I'd have to agree with you, as a lot of the submissive stereotyping goes on with the Indian culture, too. I was encountered with every negative stereotype from mysogyny to dowry related deaths by my over-concerned parents when I married the Maharajah. And though I cannot comment upon the "dirt hut" village dwelling experience, I do know that in mainstreamed, educated, metropolitan (Indian) families, on the surface it LOOKS like the father has the upperhand or control, yet it is almost-always the mother who rules the roost.

And regarding the attractive Asian hooking up with fat/fugly Westerners, I counter with, "The brain can't tell the heart who to love."

I should know. To some, if not most Western guys, I have been deemed fat/fugly/what have you, yet my fat/fugly western ass ended up marrying an upwardly mobile, educated, handsome Indian man, 100 pounds less and six years my junior.

Shit happens.

Anonymous said...

Kevin, I think your response was spot on. I think we should be careful about looking only on what is outside (as one of your responders put it already). Also, I think the idea of a socially-enforced caste-by-beauty system is repugnant. Finally, the whole "submissive" thing is a wildly untrue cliche that needs discarding once and for all!

Unknown said...

Well, I posted a comment to your later post. I just want to say something about Lucy Liu.

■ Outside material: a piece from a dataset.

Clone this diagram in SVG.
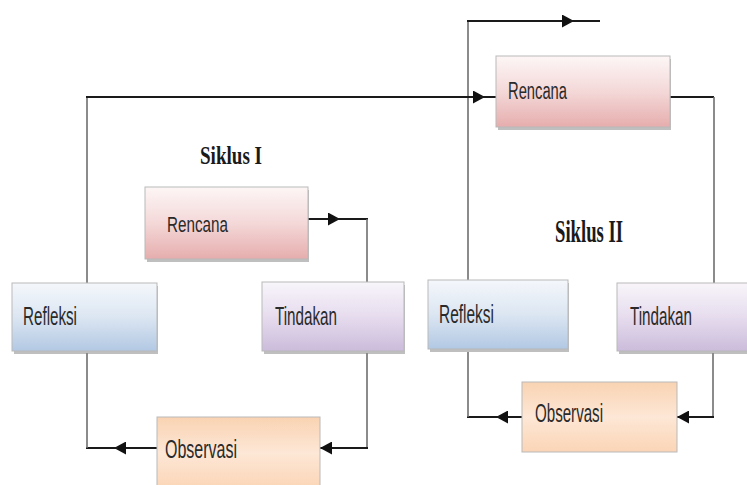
<svg xmlns="http://www.w3.org/2000/svg" width="747" height="485" viewBox="0 0 747 485">
<style>
.lbl{font-family:"Liberation Sans",Arial,sans-serif;font-size:25px;fill:#2a2a2a}
.title{font-family:"Liberation Serif","Times New Roman",serif;font-weight:bold;fill:#1a1a1a}
.h{stroke:#1a1a1a;stroke-width:2;fill:none}
.v{stroke:#6e6e6e;stroke-width:1.6;fill:none}
.box{stroke:#b9b9b9;stroke-width:1}
.shadow{fill:#8a8a8a;opacity:0.55}
</style>
<defs>
<marker id="arr" markerUnits="userSpaceOnUse" markerWidth="12" markerHeight="13" refX="12" refY="6.5" orient="auto">
<path d="M0,0 L12,6.5 L0,13 z" fill="#111"/>
</marker>
<linearGradient id="gRen" x1="0" y1="0" x2="0" y2="1">
<stop offset="0" stop-color="#fdf6f6"/><stop offset="0.5" stop-color="#f4d8d8"/><stop offset="1" stop-color="#e6adad"/>
</linearGradient>
<linearGradient id="gRef" x1="0" y1="0" x2="0" y2="1">
<stop offset="0" stop-color="#f4f7fb"/><stop offset="0.5" stop-color="#dce6f2"/><stop offset="1" stop-color="#b2c8e3"/>
</linearGradient>
<linearGradient id="gTin" x1="0" y1="0" x2="0" y2="1">
<stop offset="0" stop-color="#f8f5fa"/><stop offset="0.5" stop-color="#e6dcee"/><stop offset="1" stop-color="#cbbcdb"/>
</linearGradient>
<linearGradient id="gObs" x1="0" y1="0" x2="0" y2="1">
<stop offset="0" stop-color="#f9d3b2"/><stop offset="0.5" stop-color="#fde7d6"/><stop offset="1" stop-color="#fbd5b6"/>
</linearGradient>
</defs>
<rect width="747" height="485" fill="#ffffff"/>

<g id="connectors">
<path class="v" d="M468,280 V21"/>
<path class="h" d="M467,21 H574" marker-end="url(#arr)"/>
<path class="h" d="M570,21 H600"/>
<path class="v" d="M87,283 V97"/>
<path class="h" d="M86,97 H485" marker-end="url(#arr)"/>
<path class="h" d="M480,97 H496"/>
<path class="h" d="M670,97 H714"/>
<path class="v" d="M714,97 V283"/>
<path class="h" d="M308,219 H340" marker-end="url(#arr)"/>
<path class="h" d="M335,219 H368"/>
<path class="v" d="M367,219 V282"/>
<path class="v" d="M367,353 V448"/>
<path class="h" d="M368,448 H320" marker-end="url(#arr)"/>
<path class="h" d="M157,448 H114" marker-end="url(#arr)"/>
<path class="h" d="M118,448 H86"/>
<path class="v" d="M87,448 V353"/>
<path class="v" d="M713,353 V417"/>
<path class="h" d="M714,417 H677" marker-end="url(#arr)"/>
<path class="h" d="M522,417 H496" marker-end="url(#arr)"/>
<path class="h" d="M500,417 H467"/>
<path class="v" d="M468,417 V352"/>
</g>

<g id="rencana1">
<rect class="shadow" x="147" y="190" width="162" height="72"/>
<rect class="box" x="145" y="187" width="163" height="72" fill="url(#gRen)"/>
<text class="lbl" x="167" y="232" textLength="61" lengthAdjust="spacingAndGlyphs" style="font-size:22px">Rencana</text>
</g>

<g id="tindakan1">
<rect class="shadow" x="264" y="285" width="141" height="69"/>
<rect class="box" x="262" y="282" width="142" height="69" fill="url(#gTin)"/>
<text class="lbl" x="275" y="325" textLength="62" lengthAdjust="spacingAndGlyphs">Tindakan</text>
</g>

<g id="refleksi1">
<rect class="shadow" x="14" y="286" width="144" height="68"/>
<rect class="box" x="12" y="283" width="145" height="68" fill="url(#gRef)"/>
<text class="lbl" x="23" y="325" textLength="54" lengthAdjust="spacingAndGlyphs">Refleksi</text>
</g>

<g id="observasi1">
<rect class="box" x="157" y="417" width="163" height="72" fill="url(#gObs)"/>
<text class="lbl" x="165" y="458" textLength="72" lengthAdjust="spacingAndGlyphs">Observasi</text>
</g>

<g id="rencana2">
<rect class="shadow" x="498" y="59" width="173" height="71"/>
<rect class="box" x="496" y="56" width="174" height="71" fill="url(#gRen)"/>
<text class="lbl" x="508" y="99" textLength="59" lengthAdjust="spacingAndGlyphs" style="font-size:23px">Rencana</text>
</g>

<g id="refleksi2">
<rect class="shadow" x="430" y="283" width="139" height="69"/>
<rect class="box" x="428" y="280" width="140" height="69" fill="url(#gRef)"/>
<text class="lbl" x="439" y="323" textLength="55" lengthAdjust="spacingAndGlyphs">Refleksi</text>
</g>

<g id="tindakan2">
<rect class="shadow" x="619" y="286" width="130" height="68"/>
<rect class="box" x="617" y="283" width="132" height="68" fill="url(#gTin)"/>
<text class="lbl" x="630" y="325" textLength="62" lengthAdjust="spacingAndGlyphs">Tindakan</text>
</g>

<g id="observasi2">
<rect class="box" x="522" y="382" width="155" height="70" fill="url(#gObs)"/>
<text class="lbl" x="535" y="422" textLength="68" lengthAdjust="spacingAndGlyphs">Observasi</text>
</g>

<g id="titles">
<text class="title" x="200" y="164" textLength="62" lengthAdjust="spacingAndGlyphs" style="font-size:26px">Siklus I</text>
<text class="title" x="555" y="242" textLength="68" lengthAdjust="spacingAndGlyphs" style="font-size:32px">Siklus II</text>
</g>
</svg>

She's not all that hot. If I met her in person, I would probably think she was an attractive woman, but not one who I could not tear my gaze from. She is plain by TV/movie standards.

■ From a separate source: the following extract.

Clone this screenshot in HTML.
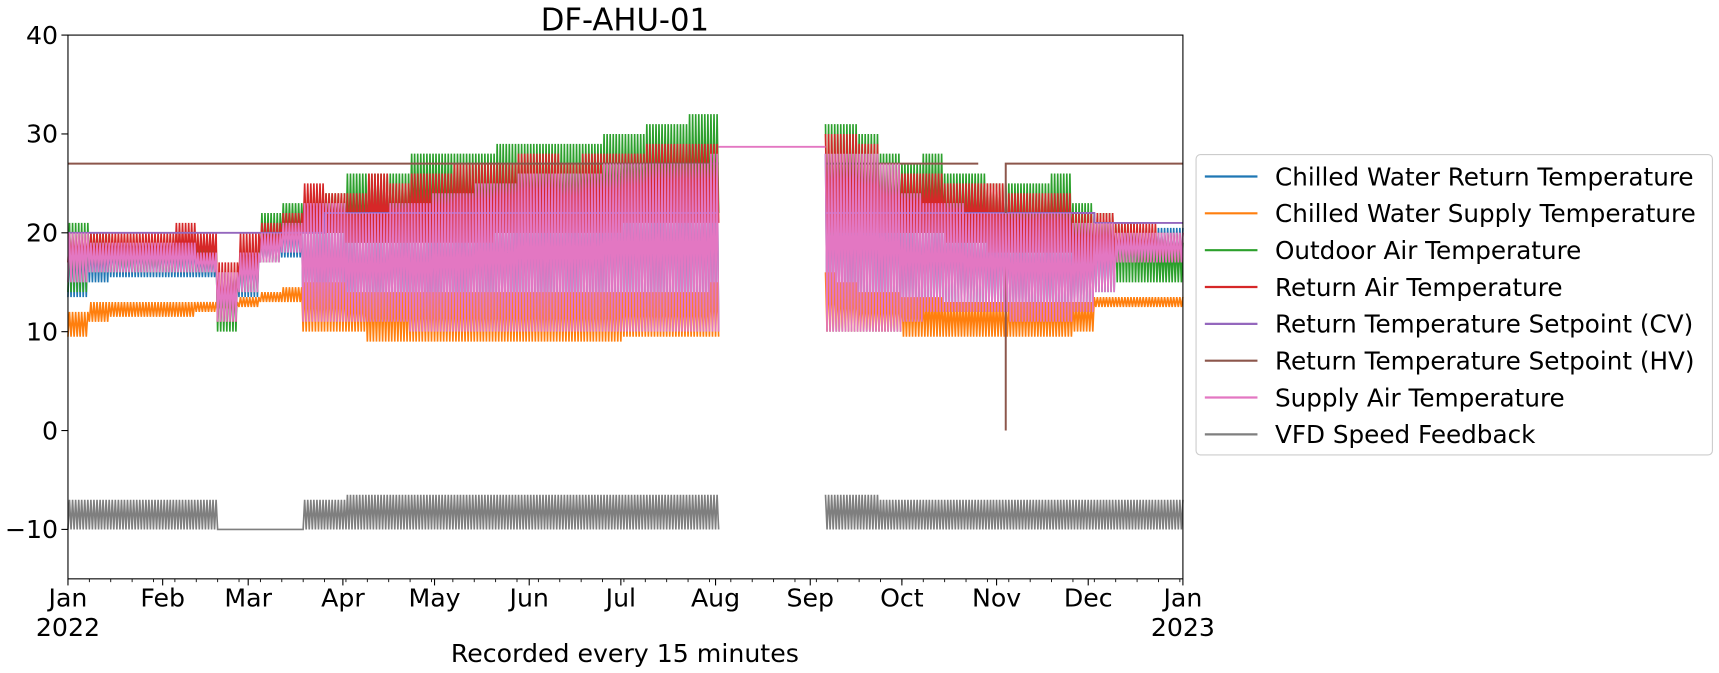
<!DOCTYPE html>
<html><head><meta charset="utf-8"><style>
body{margin:0;background:#fff;width:1719px;height:673px;overflow:hidden}
svg{display:block;font-family:"DejaVu Sans","Liberation Sans",sans-serif}
</style></head><body>
<svg id="chart" width="1719" height="673" viewBox="0 0 1719 673">
<g transform="scale(1.0963)">
<text x="570" y="28" font-size="28" text-anchor="middle">DF-AHU-01</text>
<g id="marks"></g>
<g id="axes"></g>
<text x="570" y="604" font-size="23" text-anchor="middle">Recorded every 15 minutes</text>
<g id="legend"></g>
</g>
</svg>
<script>
// weekly (7-day) low/high bands, 53 weeks; null = no data (Aug gap)
const N=null;
const pinkLow=[15,16,16,16,16,16,16,11,14,17,18, 11,11,11,11,11,10,10,10,10,10,10,10,10,10,10,10,10,10,10,10, N,N,N,N, 10,10,10,10,11,12,12,12,12,11,11,11,12,14,17,17,17,17];
const pinkHigh=[20,19,19,19,19,19,18,16,18,20,21, 23,23,22,22,23,23,24,24,25,25,26,26,26,26,27,27,27,27,27,28, N,N,N,N, 28,28,28,27,24,23,23,22,22,22,22,22,21,21,20,20,20,20];
const blueLow=[13.5,15,15.5,15.5,15.5,15.5,15.5,11,13.5,17,17.5, 11,11,11,11,11,10,10,10,10,10,10,10,10,10,10,10,10,10,10,10, N,N,N,N, 10,10,10,10,11,12,12,12,12,11,11,11,12,14,16.5,16.5,16.5,16.5];
const blueHigh=[19.5,19,19,19,19,19,18,16,18,20,21, 23,23,22,22,23,23,24,24,25,25,26,26,26,26,27,27,27,27,27,28, N,N,N,N, 28,28,28,27,24,23,23,22,22,22,22,22,21,21,20.5,20.5,20.5,20.5];
const redLow=[17,17,17,17,17,17,17,11,15,18,19, 20,20,19,19,19,19,19,19,19,20,20,20,20,20,20,21,21,21,21,21, N,N,N,N, 20,20,20,20,20,20,19,19,18,18,18,18,17,17,17,17,17,17];
const redHigh=[20,20,20,20,20,21,20,17,20,21,22, 25,24,24,26,25,26,26,27,27,27,28,28,27,28,28,28,29,29,29,29, N,N,N,N, 30,30,29,27,26,26,25,25,25,24,24,24,22,22,21,21,20,20];
const greenLow=[14,16,16,16,16,16,16,10,14,17,19, 20,20,19,19,19,20,20,20,20,20,20,20,20,21,21,22,22,22,22,22, N,N,N,N, 19,20,20,20,20,20,19,19,18,18,18,18,16,16,15,15,15,15];
const greenHigh=[21,20,19,19,19,20,19,16,19,22,23, 24,24,26,26,26,28,28,28,28,29,29,29,29,29,30,30,31,31,32,32, N,N,N,N, 31,31,30,28,27,28,26,26,25,25,25,26,23,22,21,20,19,19];
const orangeLow=[9.5,11,11.5,11.5,11.5,11.5,12,12,12.5,13,13, 10,10,10,9,9,9,9,9,9,9,9,9,9,9,9,9.5,9.5,9.5,9.5,9.5, N,N,N,N, 10,10,10,10,9.5,9.5,9.5,9.5,9.5,9.5,9.5,9.5,10,12.5,12.5,12.5,12.5,12.5];
const orangeHigh=[12,13,13,13,13,13,13,13,13.5,14,14.5, 15,15,14,14,14,14,14,14,14,14,14,14,14,14,14,14,14,14,14,15, N,N,N,N, 16,15,14,14,13.5,13.5,13,13,13,13,13,13,13,13.5,13.5,13.5,13.5,13.5];
const purpleVals=[20,20,20,20,20,20,20,20,20,20,20,20, 22,22,22,22,22,22,22,22,22,22,22,22,22,22,22,22,22,22,22, N,N,N,N, 22,22,22,22,22,22,22,22,22,22,22,22,22,21,21,21,21,21];
const grayLow=[-10,-10,-10,-10,-10,-10,-10,-10,-10,-10,-10, -10,-10,-10,-10,-10,-10,-10,-10,-10,-10,-10,-10,-10,-10,-10,-10,-10,-10,-10,-10, N,N,N,N, -10,-10,-10,-10,-10,-10,-10,-10,-10,-10,-10,-10,-10,-10,-10,-10,-10,-10];
const grayHigh=[-7,-7,-7,-7,-7,-7,-7,-10,-10,-10,-10, -7,-7,-6.5,-6.5,-6.5,-6.5,-6.5,-6.5,-6.5,-6.5,-6.5,-6.5,-6.5,-6.5,-6.5,-6.5,-6.5,-6.5,-6.5,-6.5, N,N,N,N, -6.5,-6.5,-6.5,-7,-7,-7,-7,-7,-7,-7,-7,-7,-7,-7,-7,-7,-7,-7];
const brownDays=[0,213,N,248,298,N,307,307,307,365];
const brownVals=[27,27,N,27,27,N,27,0,27,27];
const supplyGapDays=[213,248];
const supplyGapVals=[28.7,28.7];
const gapStart=213, gapEnd=248;
const yTicks=[-10,0,10,20,30,40];
const monthLabels=["Jan","Feb","Mar","Apr","May","Jun","Jul","Aug","Sep","Oct","Nov","Dec","Jan"];
const monthDays=[0,31,59,90,120,151,181,212,243,273,304,334,365];
const legendLabels=["Chilled Water Return Temperature","Chilled Water Supply Temperature","Outdoor Air Temperature","Return Air Temperature","Return Temperature Setpoint (CV)","Return Temperature Setpoint (HV)","Supply Air Temperature","VFD Speed Feedback"];
const legendColors=["#1f77b4","#ff7f0e","#2ca02c","#d62728","#9467bd","#8c564b","#e377c2","#7f7f7f"];

const X0=62,X1=1079,Y0=32,Y1=528;
const xS=d=>X0+d/365*(X1-X0);
const yS=v=>Y1-(v+15)/55*(Y1-Y0);
const NS="http://www.w3.org/2000/svg";
const marks=document.getElementById('marks');
const axes=document.getElementById('axes');
function mk(tag,attrs,parent){const e=document.createElementNS(NS,tag);for(const k in attrs)e.setAttribute(k,attrs[k]);parent.appendChild(e);return e;}

function band(lo,hi,color,name,step){
  let pts=[],segs=[],t=0;
  for(let d=0;d<=365;d+=step){
    const w=Math.min(52,Math.floor(d/7));
    if((d>gapStart&&d<gapEnd)||lo[w]==null){if(pts.length)segs.push(pts);pts=[];continue;}
    const v=(t++%2)?hi[w]:lo[w];
    pts.push(xS(d).toFixed(1)+','+yS(v).toFixed(1));
  }
  if(pts.length)segs.push(pts);
  segs.forEach(s=>{
    const p=mk('polyline',{points:s.join(' '),fill:'none',stroke:color,'stroke-width':1.5},marks);
    
    
  });
}
function stepLine(vals,color,name){
  let pts=[],segs=[];
  for(let w=0;w<53;w++){
    if(vals[w]==null){if(pts.length)segs.push(pts);pts=[];continue;}
    const a=Math.max(w*7, (w*7<gapEnd&&w*7+7>gapEnd)?gapEnd:w*7), b=Math.min(365,w*7+7, (w*7<gapStart&&w*7+7>gapStart)?gapStart:365);
    pts.push(xS(a)+','+yS(vals[w]));pts.push(xS(b)+','+yS(vals[w]));
  }
  if(pts.length)segs.push(pts);
  segs.forEach(s=>{
    const p=mk('polyline',{points:s.join(' '),fill:'none',stroke:color,'stroke-width':1.8},marks);
    
    
  });
}
function xyLine(days,vals,color,name){
  let pts=[],segs=[];
  for(let i=0;i<days.length;i++){
    if(days[i]==null){if(pts.length)segs.push(pts);pts=[];continue;}
    pts.push(xS(days[i])+','+yS(vals[i]));
  }
  if(pts.length)segs.push(pts);
  segs.forEach(s=>{
    const p=mk('polyline',{points:s.join(' '),fill:'none',stroke:color,'stroke-width':1.8},marks);
    
    
  });
}
band(blueLow,blueHigh,'#1f77b4','chilled-water-return-line',0.5);
band(orangeLow,orangeHigh,'#ff7f0e','chilled-water-supply-line',0.5);
band(greenLow,greenHigh,'#2ca02c','outdoor-air-line',0.5);
band(redLow,redHigh,'#d62728','return-air-line',0.5);
stepLine(purpleVals,'#9467bd','setpoint-cv-line');
xyLine(brownDays,brownVals,'#8c564b','setpoint-hv-line');
band(pinkLow,pinkHigh,'#e377c2','supply-air-line',0.5);
xyLine(supplyGapDays,supplyGapVals,'#e377c2','supply-air-gap-line');
band(grayLow,grayHigh,'#7f7f7f','vfd-speed-line',0.5);

const fr=mk('rect',{x:X0,y:Y0,width:X1-X0,height:Y1-Y0,fill:'none',stroke:'#000','stroke-width':1},axes);


yTicks.forEach(v=>{
  mk('line',{x1:X0-6,x2:X0,y1:yS(v),y2:yS(v),stroke:'#000','stroke-width':1},axes);
  const t=mk('text',{x:X0-9,y:yS(v)+8,'font-size':23,'text-anchor':'end'},axes);
  t.textContent=(v<0?'\u2212'+(-v):v);
  
  
});
for(let d=0;d<=365;d+=7){mk('line',{x1:xS(d),x2:xS(d),y1:Y1,y2:Y1+3,stroke:'#000','stroke-width':0.8},axes);}
monthDays.forEach((d,i)=>{
  mk('line',{x1:xS(d),x2:xS(d),y1:Y1,y2:Y1+6,stroke:'#000','stroke-width':1},axes);
  const t=mk('text',{x:xS(d),y:553,'font-size':23,'text-anchor':'middle'},axes);
  t.textContent=monthLabels[i];
  
  
});
[["2022",0],["2023",365]].forEach(([s,d])=>{
  const t=mk('text',{x:xS(d),y:580,'font-size':23,'text-anchor':'middle'},axes);
  t.textContent=s;
  
  
});
const lg=document.getElementById('legend');
const box=mk('rect',{x:1091,y:141,width:471,height:274,rx:4,fill:'#fff',stroke:'#ccc','stroke-width':1},lg);


legendLabels.forEach((l,i)=>{
  const y=161+i*33.6;
  const ln=mk('line',{x1:1099,x2:1147,y1:y,y2:y,stroke:legendColors[i],'stroke-width':2},lg);
  
  
  const t=mk('text',{x:1163,y:y+8,'font-size':22.5},lg);
  t.textContent=l;
  
  
});
</script>
</body></html>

You know, I've always thought Mingna Wen is a very attractive actress. I know she didn't take the right type of roles, but I kind of hoped she would get more popular. She is definitely a billion times prettier than Lucy Liu. Why they couldn't pair her up with an Asian doctor on ER (it was a show about doctors and there are no Asians! Have you ever seen a med school graduation?) is beyond me.

Oh, and one more example of Western audiences not getting Asian beauty -- Sandra Oh. Don't get me wrong. I think she's a wonderful actress and I'll watch anything non-soap opera she does. I watched _Double Happiness_ ten years ago for Christ's sake. But she is in no way a beauty. It's actually distressing when I see her discussed as one.

hardyandtiny said...

I've never seen a good-looking Korean woman with an ugly western dude.